Useful notes have a half life. If you cannot use a note to answer a question or make a next move within 60 seconds, it is storage, not intelligence.
The Workflow: Intake, Enrich, Brief
I call it IEB. It is ugly and it works. Every piece of information goes through three distinct stages and lives in only one place at a time. No limbo.
1. Intake: Brutal Minimalism
Intake is not research. Intake is triage. The rule is simple: if it takes more than 30 seconds to capture, you are doing it wrong.
My intake template is five lines. That is it.
Entity: who or what is this about
Source: where did I get it, exact URL or tool
Raw: the exact claim, copy pasted, no paraphrasing
Question: what question does this answer or create
Next: what does this make me want to check next
No summary. No tags. No clever connections yet. I do not even link it to other notes. Intake is a cold bucket. You dump it in and you move on.
This is where I broke my habit of elaborate capture. I used to spend 10 minutes making a pretty note about a single username. Now I spend 20 seconds. Speed matters because volume kills you if you let it.
The tooling that finally made intake frictionless for me was stealing the structure from the OSINT Investigator Pack. Not for the dork lists, though the Dork Bible in there is vicious, but for the Obsidian workflows that force you into that five line constraint. It has an intake template that literally will not let you add extra fields. That constraint saved me. You can find it here: https://numbpilled.gumroad.com/l/osint-investigator-pack
If your intake is slow, your whole system will be abandoned by week three. Make it stupid fast.
2. Enrich: Build the Pivot Map
This is where 90 percent of people quit and start making dashboards. Do not make a dashboard.
Enrichment happens once a day, 25 minutes max. I take everything in intake and ask one question: what does this connect to and can I prove it?
I have one note per investigation called pivot-map. It is not pretty. It is a list.
TARGET: john.doe.92
- email john.doe.92@protonmail.com [source: breach 2021] -> username john.doe.92 on forum X [confirmed]
- username john.doe.92 -> GitHub john-doe-92 [avatar match, not confirmed]
- GitHub -> real name J. Doe via commit email jdoe@oldcompany.io [high confidence]
- jdoe@oldcompany.io -> LinkedIn / company site / phone via hunter
Every line is a pivot with a confidence rating. Low, medium, high, confirmed. If it is not a pivot, it does not go on the map.
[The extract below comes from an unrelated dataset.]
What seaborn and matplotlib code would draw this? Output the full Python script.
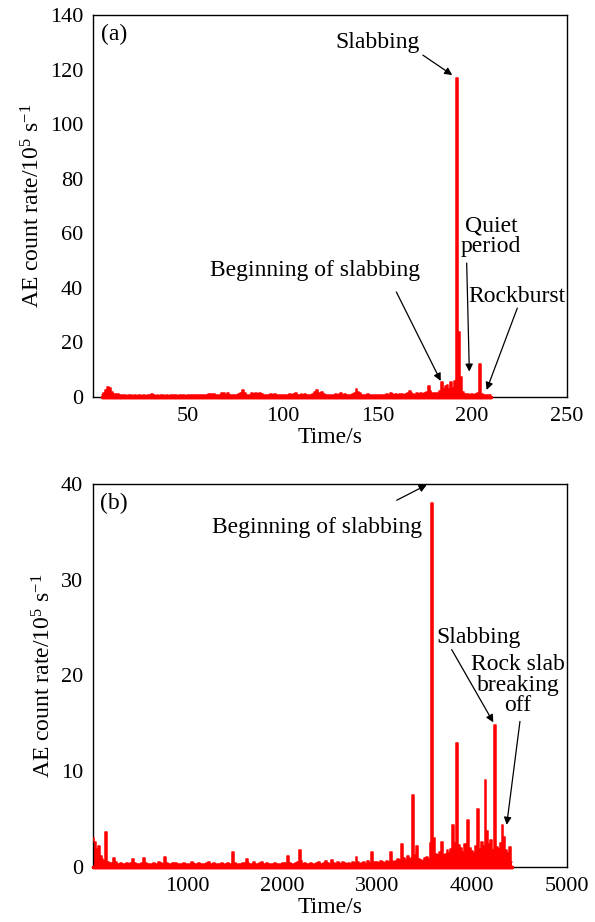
import numpy as np
import pandas as pd
import matplotlib
matplotlib.use("Agg")
import matplotlib.pyplot as plt
import seaborn as sns

# ---------------- data ----------------
# Panel (a): AE count rate (10^5 s^-1), one value per second from t = 5 s to 210 s
time_a_start, time_a_end, time_a_step = 5, 210, 1
rate_a = [
    0.8, 1.5, 2.5, 3.5, 3.2, 2.0, 1.1, 1.0, 1.2, 0.7,
    0.6, 0.8, 0.6, 0.5, 0.6, 0.7, 0.5, 0.6, 0.5, 0.6,
    0.7, 0.5, 0.6, 0.5, 0.6, 0.8, 1.1, 0.6, 0.5, 0.6,
    0.5, 0.7, 0.6, 0.5, 0.6, 0.5, 0.6, 0.7, 0.5, 0.6,
    0.5, 0.6, 0.8, 0.6, 0.5, 0.6, 0.7, 0.6, 0.5, 0.7,
    0.6, 0.8, 0.6, 0.7, 0.9, 0.7, 1.1, 0.8, 1.0, 1.1,
    0.7, 0.6, 0.9, 1.3, 1.5, 0.9, 1.4, 0.8, 0.7, 0.6,
    0.8, 0.7, 1.0, 1.6, 2.4, 1.5, 0.9, 0.7, 0.8, 1.3,
    1.0, 1.5, 1.2, 1.4, 1.0, 0.7, 0.6, 0.8, 0.7, 1.2,
    0.9, 1.1, 0.8, 0.6, 0.7, 0.6, 0.8, 0.7, 0.9, 1.1,
    0.8, 1.0, 1.3, 0.9, 0.7, 1.1, 0.8, 1.0, 0.7, 0.6,
    0.8, 1.2, 1.8, 2.7, 1.4, 0.9, 1.7, 1.0, 0.7, 0.6,
    0.8, 0.7, 0.9, 1.2, 0.8, 1.0, 1.3, 0.9, 1.2, 0.8,
    0.7, 0.9, 1.1, 1.6, 2.9, 1.8, 1.5, 0.9, 0.7, 0.8,
    1.0, 0.7, 0.6, 0.8, 0.7, 0.9, 0.6, 0.8, 0.7, 0.9,
    1.2, 0.8, 1.3, 1.1, 0.9, 1.2, 0.8, 1.0, 1.2, 0.9,
    1.1, 1.6, 2.3, 1.4, 1.0, 0.9, 1.5, 1.2, 1.6, 1.1,
    1.4, 1.8, 3.9, 2.2, 1.5, 1.3, 1.6, 1.4, 2.2, 5.5,
    2.8, 3.9, 4.5, 3.0, 5.5, 3.3, 6.0, 117.0, 24.0, 7.5,
    1.8, 1.2, 0.9, 1.0, 0.8, 1.1, 0.9, 1.0, 1.3, 12.0,
    1.2, 0.8, 0.9, 0.7, 0.8, 0.6,
]

# Panel (b): AE count rate (10^5 s^-1), one value per 20 s from t = 0 s to 4420 s
time_b_start, time_b_end, time_b_step = 0, 4420, 20
rate_b = [
    3.0, 2.6, 1.9, 2.2, 1.1, 0.8, 0.6, 3.6, 0.5, 0.4,
    0.4, 0.9, 0.5, 0.3, 0.3, 0.4, 0.3, 0.3, 0.4, 0.3,
    0.4, 0.8, 0.4, 0.3, 0.3, 0.3, 0.4, 0.9, 0.4, 0.3,
    0.3, 0.3, 0.4, 0.3, 0.3, 0.5, 0.4, 0.3, 1.0, 0.4,
    0.3, 0.3, 0.4, 0.3, 0.4, 0.3, 0.3, 0.3, 0.4, 0.3,
    0.3, 0.3, 0.5, 0.4, 0.3, 0.3, 0.4, 0.3, 0.3, 0.3,
    0.4, 0.5, 0.3, 0.3, 0.4, 0.3, 0.3, 0.3, 0.4, 0.3,
    0.3, 0.4, 0.3, 0.3, 1.6, 0.4, 0.3, 0.3, 0.3, 0.4,
    0.4, 0.8, 0.4, 0.3, 0.3, 0.5, 0.3, 0.3, 0.4, 0.5,
    0.3, 0.3, 0.4, 0.3, 0.3, 0.3, 0.4, 0.3, 0.3, 0.3,
    0.4, 0.3, 0.4, 1.1, 0.4, 0.3, 0.3, 0.4, 0.5, 1.8,
    0.6, 0.3, 0.4, 0.3, 0.3, 0.4, 0.3, 0.3, 0.4, 0.5,
    0.3, 0.3, 0.4, 0.6, 0.4, 0.3, 0.7, 0.4, 0.3, 0.5,
    0.4, 0.3, 0.5, 0.4, 0.3, 0.4, 0.3, 0.5, 0.4, 1.0,
    0.5, 0.3, 0.4, 0.5, 0.3, 0.6, 0.4, 1.6, 0.5, 0.4,
    0.5, 0.4, 0.6, 0.5, 0.4, 0.6, 0.5, 1.6, 0.6, 0.5,
    0.6, 0.8, 0.7, 2.4, 0.9, 0.7, 1.1, 0.8, 0.9, 7.5,
    1.2, 2.2, 0.8, 0.7, 0.6, 0.9, 1.0, 0.8, 2.5, 38.0,
    3.0, 1.4, 1.2, 1.6, 2.6, 1.3, 1.4, 1.8, 1.5, 1.9,
    4.4, 2.5, 12.9, 2.3, 2.0, 1.6, 2.4, 1.8, 4.9, 2.0,
    1.7, 1.5, 2.2, 6.1, 1.9, 2.6, 2.2, 9.1, 3.8, 2.4,
    2.8, 1.8, 14.8, 2.1, 1.9, 2.5, 4.4, 3.1, 1.8, 1.5,
    2.1, 0.5,
]

xticks_a = [50, 100, 150, 200, 250]
yticks_a = [0, 20, 40, 60, 80, 100, 120, 140]
xticks_b = [1000, 2000, 3000, 4000, 5000]
yticks_b = [0, 10, 20, 30, 40]

x_label = "Time/s"
y_label = "AE count rate/10$^{5}$ s$^{-1}$"

# annotations: (text, text position, arrow tail, arrow tip) in data units
notes_a = [
    ("Slabbing", (150, 130), (174, 125.3), (189.5, 118)),
    ("Beginning of slabbing", (117, 46.5), (160, 38.5), (183.4, 5.9)),
    ("Quiet\nperiod", (210, 59), (197.1, 49.1), (198.5, 9.3)),
    ("Rockburst", (223.5, 37), (223.8, 32.6), (207.6, 2.6)),
]
notes_b = [
    ("Beginning of slabbing", (2360, 35.5), (3204, 38.3), (3520, 39.9)),
    ("Slabbing", (4072, 24.0), (3784, 22.7), (4223, 15.1)),
    ("Rock slab\nbreaking\noff", (4483, 19.0), (4504, 15.2), (4364, 4.4)),
]

# ---------------- style ----------------
sns.set_style("white")
plt.rcParams["font.family"] = ["Liberation Serif", "DejaVu Serif"]
plt.rcParams["mathtext.fontset"] = "custom"
plt.rcParams["mathtext.rm"] = "Liberation Serif"
plt.rcParams["mathtext.it"] = "Liberation Serif:italic"
plt.rcParams["mathtext.bf"] = "Liberation Serif:bold"
for k in ["text.color", "axes.labelcolor", "xtick.color", "ytick.color", "axes.edgecolor"]:
    plt.rcParams[k] = "black"

fig = plt.figure(figsize=(5.95, 9.22), dpi=100)
ax1 = fig.add_axes([0.1563, 0.5694, 0.7966, 0.4143])
ax2 = fig.add_axes([0.1563, 0.0597, 0.7966, 0.4154])

df_a = pd.DataFrame({"time": np.arange(time_a_start, time_a_end + time_a_step, time_a_step),
                     "rate": rate_a})
df_b = pd.DataFrame({"time": np.arange(time_b_start, time_b_end + time_b_step, time_b_step),
                     "rate": rate_b})

RED = "#ff0000"

def draw(ax, df, xlim, ylim, xticks, yticks, tag, tagpos, notes):
    ax.fill_between(df["time"], 0, df["rate"], step="mid", color=RED, lw=0, zorder=2)
    sns.lineplot(data=df, x="time", y="rate", ax=ax, color=RED, linewidth=1.1,
                 drawstyle="steps-mid", zorder=3)
    # thick red baseline under the trace
    ax.fill_between(df["time"], 0, 0 * df["rate"], color=RED, lw=2.5,
                    edgecolor=RED, zorder=4, clip_on=False)
    ax.set_xlim(*xlim)
    ax.set_ylim(*ylim)
    ax.set_xticks(xticks)
    ax.set_yticks(yticks)
    ax.tick_params(direction="in", length=6, width=1, labelsize=16, pad=7,
                   top=False, right=False, colors="black")
    for s in ax.spines.values():
        s.set_visible(True)
        s.set_color("black")
        s.set_linewidth(1.0)
    ax.set_xlabel(x_label, fontsize=17, labelpad=1, color="black")
    ax.set_ylabel(y_label, fontsize=17, labelpad=4, color="black")
    ax.text(tagpos[0], tagpos[1], tag, fontsize=17, ha="center", va="center",
            color="black")
    for txt, tp, tail, tip in notes:
        ax.text(tp[0], tp[1], txt, fontsize=17, ha="center", va="center",
                linespacing=0.95, color="black")
        ax.annotate("", xy=tip, xytext=tail,
                    arrowprops=dict(arrowstyle="-|>", color="black", lw=0.9,
                                    mutation_scale=11, shrinkA=0, shrinkB=0))

draw(ax1, df_a, (0, 250), (0, 140), xticks_a, yticks_a, "(a)", (11, 133), notes_a)
draw(ax2, df_b, (0, 5000), (0, 40), xticks_b, yticks_b, "(b)", (221, 38), notes_b)

fig.savefig("out.png", dpi=100)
An interesting fact about someone is not intelligence until it moves you.
This is also where I stopped dorking like a tourist. I used to google site:linkedin.com "john doe". Now I run structured pivot queries. The difference between a random google dork and a pivot query is intent. One is looking. The other is testing a hypothesis.
The Investigator Pack again earns its keep here. The Pivots section is a decision tree, not a list. Email to username to breach to infra. It tells you what to try next when your current pivot fails, which is most of the time. That is what turned my notes from a collection into an actual tradecraft loop.
The second rule of enrichment: if you cannot verify it with a second independent source, you mark it as unconfirmed and you do not brief it. Ever. Your future self will thank you when you are not explaining to a client why you doxxed the wrong guy because of a reused avatar.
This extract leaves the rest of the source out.